Bill Clinton to make case for Obama re-election

Bill Clinton to make case for Obama re-election
Charlotte: Jumping to the defence of an ex-adversary, former U.S. President Bill Clinton will argue on Wednesday that Americans must re-elect President Barack Obama to restore a vibrant economy that creates jobs.

Mr Clinton, the Democrats' most popular elder statesman, caps the second night of the Democratic National Convention with a speech designed to remind voters of the budget surpluses and job growth he led in the 1990s during his two terms in the White House. Obama needs Clinton's help to recapture some of the magic that carried him to victory in 2008. The president is struggling to rekindle strong job growth and faces a tough fight against Republican Mitt Romney at the November 6 election.

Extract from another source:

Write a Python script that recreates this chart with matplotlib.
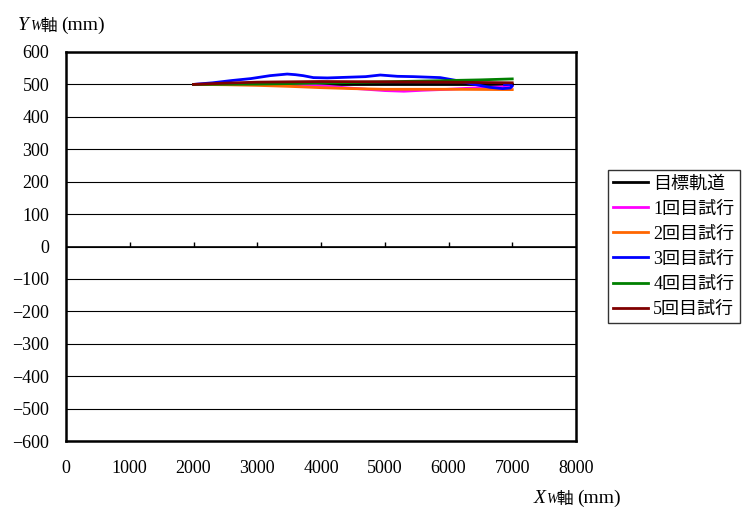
import matplotlib
matplotlib.use('Agg')
import matplotlib.pyplot as plt

plt.rcParams['font.family'] = ['Liberation Serif', 'Noto Sans CJK JP']
plt.rcParams['axes.unicode_minus'] = True

# trajectory data (mm)
target_x = [2000, 7000]
target_y = [500, 500]

run1_x = [2000, 2500, 3000, 3500, 4000, 4500, 5000, 5300, 5600, 6000, 6500, 6800, 7000, 6950]
run1_y = [500, 502, 503, 502, 496, 488, 481, 479, 482, 485, 490, 492, 494, 497]

run2_x = [2000, 2500, 3000, 3500, 4000, 4500, 5000, 6000, 7000]
run2_y = [500, 499, 497, 494, 490, 487, 485, 485, 484]

run3_x = [2000, 2300, 2600, 2900, 3200, 3470, 3600, 3720, 3880, 4100, 4400, 4700, 4930,
          5200, 5450, 5870, 6130, 6380, 6650, 6850, 6970, 7000, 6960, 6880]
run3_y = [500, 505, 512, 518, 527, 532, 530, 527, 521, 520, 522, 524, 529,
          525, 524, 521, 512, 501, 491, 487, 489, 495, 500, 499]

run4_x = [2000, 3000, 4000, 5000, 6000, 6500, 7000]
run4_y = [500, 501, 504, 508, 512, 514, 517]

run5_x = [2000, 2500, 3000, 4000, 5000, 6000, 7000]
run5_y = [500, 504, 507, 509, 508, 507, 505]

labels = ['目標軌道', '1回目試行', '2回目試行', '3回目試行', '4回目試行', '5回目試行']
colors = ['#000000', '#FF00FF', '#FF6600', '#0000FF', '#008000', '#800000']

xticks = list(range(0, 8001, 1000))
yticks = list(range(-600, 601, 100))

fig = plt.figure(figsize=(7.42, 5.09), dpi=100)
ax = fig.add_axes([66 / 742, 68 / 509, 510 / 742, 389 / 509])

series = [(target_x, target_y), (run1_x, run1_y), (run2_x, run2_y),
          (run3_x, run3_y), (run4_x, run4_y), (run5_x, run5_y)]
for (xs, ys), lab, c in zip(series, labels, colors):
    ax.plot(xs, ys, color=c, lw=2.0, label=lab, solid_joinstyle='round')

ax.set_xlim(0, 8000)
ax.set_ylim(-600, 600)
ax.set_xticks(xticks)
ax.set_yticks(yticks)
ax.set_yticklabels([str(v).replace('-', '\u2212') for v in yticks])
ax.tick_params(axis='x', length=0, pad=14, labelsize=13)
ax.tick_params(axis='y', length=0, pad=12, labelsize=13)

# horizontal gridlines
for v in yticks:
    ax.axhline(v, color='black', lw=0.8, zorder=0)
# x axis crossing at y = 0 with upward ticks
ax.axhline(0, color='black', lw=1.2, zorder=1)
ax.vlines(xticks[1:-1], 0, 14, color='black', lw=1.0)

for sp in ax.spines.values():
    sp.set_linewidth(1.8)
    sp.set_color('black')


def axis_label(x, y, letter):
    # italic letter, smaller italic W, then 軸 (mm)
    fig.text(x / 742, 1 - y / 509, letter, fontsize=14, style='italic',
             family='Liberation Serif', ha='left', va='baseline')
    fig.text((x + 12) / 742, 1 - y / 509, 'W', fontsize=10, style='italic',
             family='Liberation Serif', ha='left', va='baseline')
    fig.text((x + 22) / 742, 1 - (y + 1) / 509, '軸', fontsize=12,
             family='Noto Sans CJK JP', ha='left', va='baseline')
    fig.text((x + 43) / 742, 1 - y / 509, '(mm)', fontsize=14,
             family='Liberation Serif', ha='left', va='baseline')


axis_label(18, 30, 'Y')
axis_label(534, 503, 'X')

leg = ax.legend(loc='upper left', bbox_to_anchor=(608 / 742, 1 - 170 / 509),
                bbox_transform=fig.transFigure, frameon=True, fancybox=False,
                fontsize=13, handlelength=1.9, handletextpad=0.3,
                borderpad=0.3, labelspacing=0.45, borderaxespad=0)
leg.get_frame().set_edgecolor('black')
leg.get_frame().set_linewidth(1.0)

fig.savefig('out.png', dpi=100)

Bill Clinton will appeal for more time for Obama to fix the economy and reduce the jobless rate of 8.3 per cent, according to excerpts of a speech to be delivered later.

"He inherited a deeply damaged economy, put a floor under the crash, began the long hard road to recovery, and laid the foundation for a more modern, more well-balanced economy that will produce millions of good new jobs, vibrant new businesses, and lots of new wealth for the innovators," Mr Clinton will say.

'CANDID' RELATIONSHIP

The two men have had strained ties at times, going back to the bitter 2008 Democratic presidential primary battle when the former Illinois Senator defeated Clinton's wife, Hillary Clinton. But Clinton has since campaigned energetically for Obama.

Asked by NBC News about his relationship with Obama, Bill Clinton was frank: "It's quite good, actually. It's candid, it's open. We haven't been close friends a long time or anything like that, but he knows that I support him."

Mr Clinton rejected the criticism of Obama's economic leadership levelled by Romney and fellow Republicans at their own convention last week in Tampa, Florida.

"In Tampa, the Republican argument against the president's re-election was pretty simple: We left him a total mess, he hasn't finished cleaning it up yet, so fire him and put us back in," Mr Clinton will say, according to the excerpts.

MR Clinton's appearance was to be the capstone on a sometimes chaotic day at the Democratic convention in Charlotte, North Carolina where Obama had to personally intervene to force back into the party platform language declaring Jerusalem to be the capital of Israel.

The wording was omitted from the document to show more even-handed support in the Arab-Israeli dispute. But that risked angering Jewish-American voters who are a key Democratic constituency.

In an embarrassing development after a strong start to the convention on Tuesday, it took three voice votes to bring back the language.

Forecasts of thunderstorms put a crimp on Obama's nomination party, forcing Democrats to move his planned acceptance speech on Thursday from a 74,000-seat outdoor football stadium to a much smaller indoor venue.

The shift to the Time Warner Cable Arena was a setback for Obama, who hoped to create a visual spectacle in Charlotte's Bank of America stadium on Thursday to rival his 2008 acceptance speech in a football stadium in Denver.

It was also a let-down for tens of thousands of Obama supporters from around the country who had been given tickets to the biggest speech in Obama's campaign.